Last week, The Norwegian American published my short story “Mr. Nilssen’s Kjempehytte.” If you haven’t read it yet, head on over to their website and take a look before reading on about how it came to be.
Unlike my previous stories, “Mr. Nilssen’s Kjempehytte” didn’t need to match a particular theme. That said, their submission guidelines do say they consider stories of any genre as long as they relate to Norway, or crime/mystery stories (even without Norwegian elements). I decided to hedge my bets with a mystery set in Norway.
For me, the biggest challenge of this was fitting a mystery into 1000 words. When I think of mysteries, I think of crime scenes, clues, witnesses, red herrings, and elaborate explanations revealed at the end.

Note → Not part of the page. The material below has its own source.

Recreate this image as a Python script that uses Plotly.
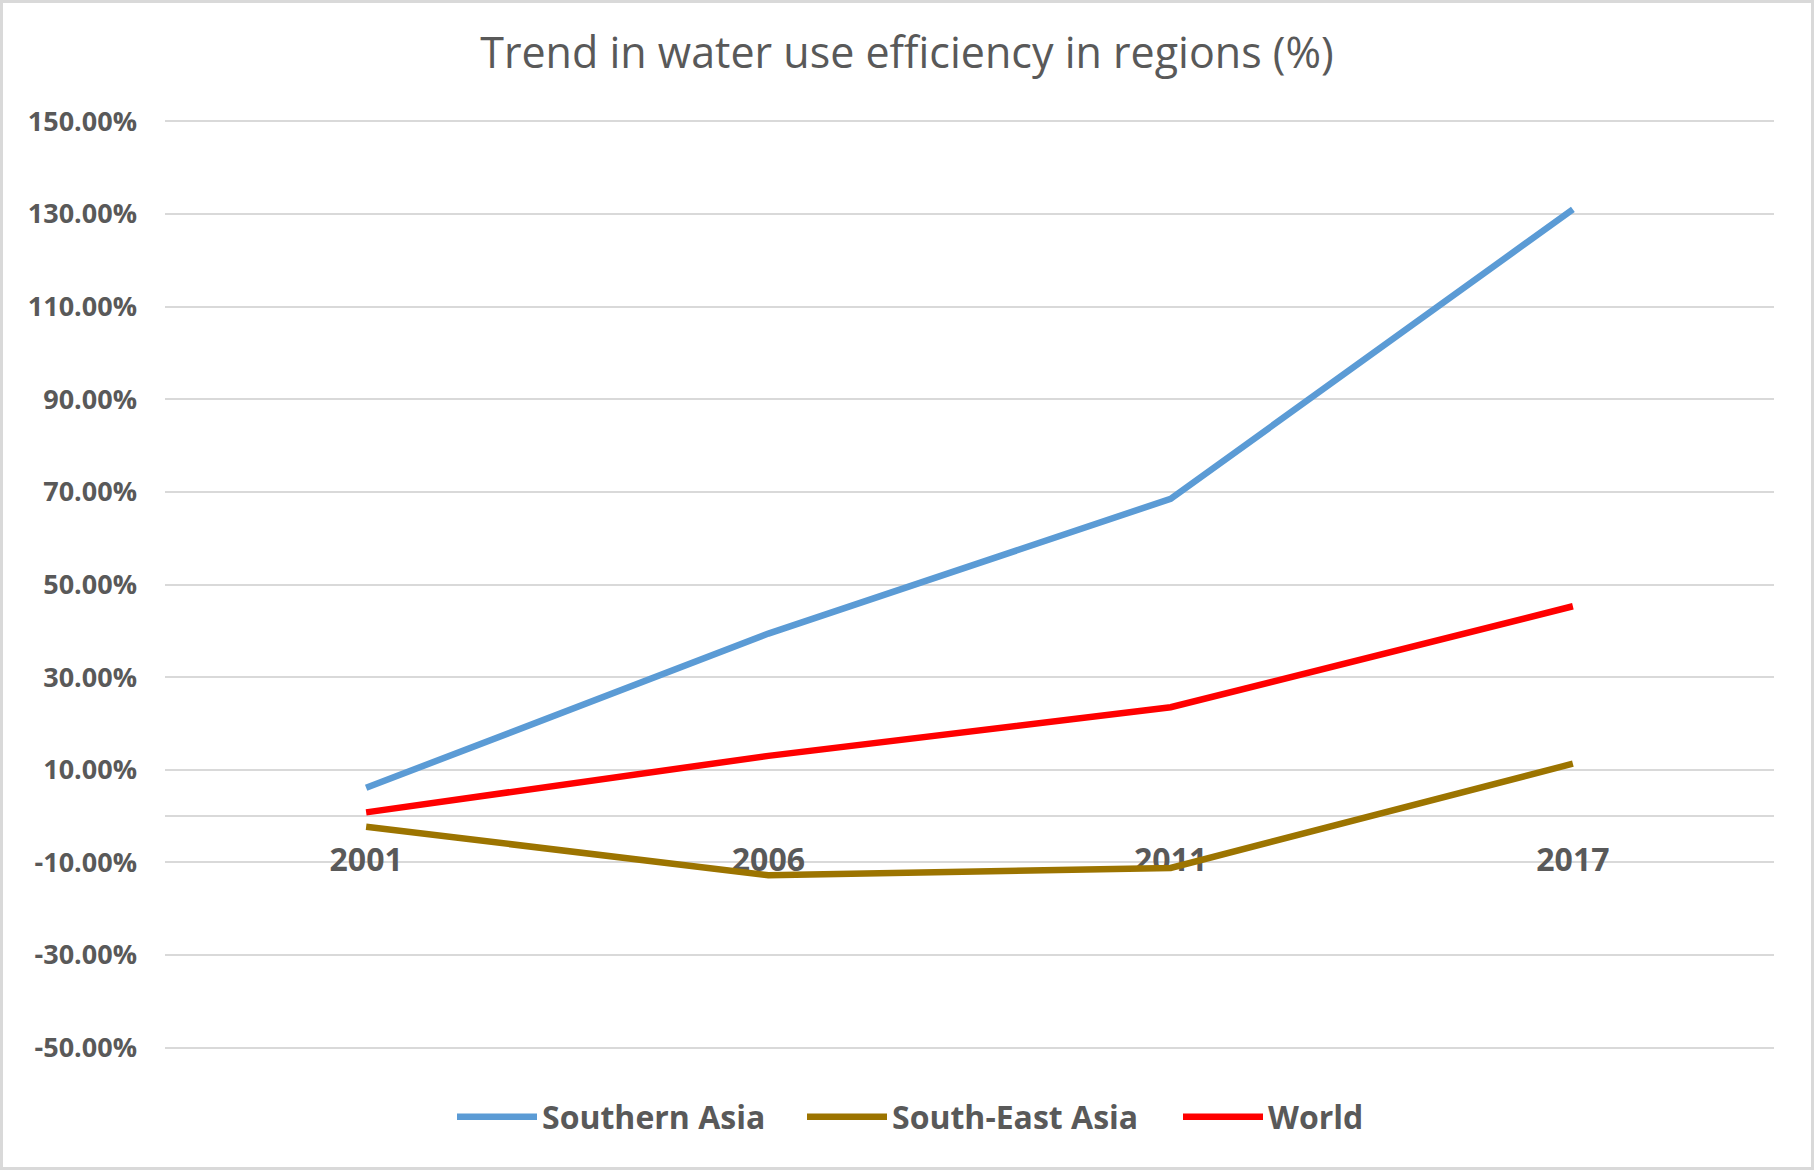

Which would not work as flash fiction. So I had to be very intentional about the story’s structure.
The final result essentially splices together key snippets of the “mystery”—surveying the evidence, collecting clues, piecing them together, etc. Because of this, the story is able to span a much longer timeframe than any of my previous stories. (Up until this one, my stories’ timelines have typically been a few minutes from beginning to end. “Mr. Nilssen’s Kjempehytte” spans a few hours.) Even re-reading it now, I’m pleased with how it turned out and kind of surprised at how it works as flash fiction even though it takes so long, timewise.
In terms of plot, I knew I wanted to include a troll even before finalizing the mystery itself. I’m a fantasy writer at heart, and Norwegian folklore is full of recognizable creatures and characters. Originally, I thought I might have the main character come into contact with the trolls (loosely foreshadowed by Berit’s remark about playing with their kids). Unfortunately, as the remaining word count grew slim, I realized I wouldn’t be able to do that scene justice. I’m not sure how many people will read the actual ending as an ambiguous one, but in my head, that troll is totally real.
The hard part was getting to it. While brainstorming ideas for evidence that could incite a mystery, I thought trolls might take issue with people mistreating land. Hence the destroyed backhoe. This ended up working both ways, as it also provided a reason for the absence of trash around the construction site. Just goes to show that when you don’t know how to move forward, sometimes you just need to look backward.
The names throughout the story are courtesy of a pre-reader with far more exposure to Norwegian culture than I have. Nilsson is a common Norwegian surname, and Berit is a common girl’s name. “Morfar,” if you caught it while reading, is the word for a maternal grandfather. On Google Maps, the region around Åmot looked like it had a good amount of forest and mountains, but I learned in the course of writing this that Norway is known considerably more for the latter than the former. The original title was “Trowhoyde” (a variation on the word “troll” and the Norwegian word for “hill,” but my editor suggested “Mr. Nilssen’s Kjempehytte” and I liked the sound of it. (As mentioned last week, “kjempehytte” loosely translates to cabin fight).
And that’s a little insight into how I wrote “Mr. Nilssen’s Kjempehytte!” I hope you enjoyed both the story and this little glimpse behind the scenes. Have any questions about it that I didn’t address here? Feel free to ask in the comments. Takk!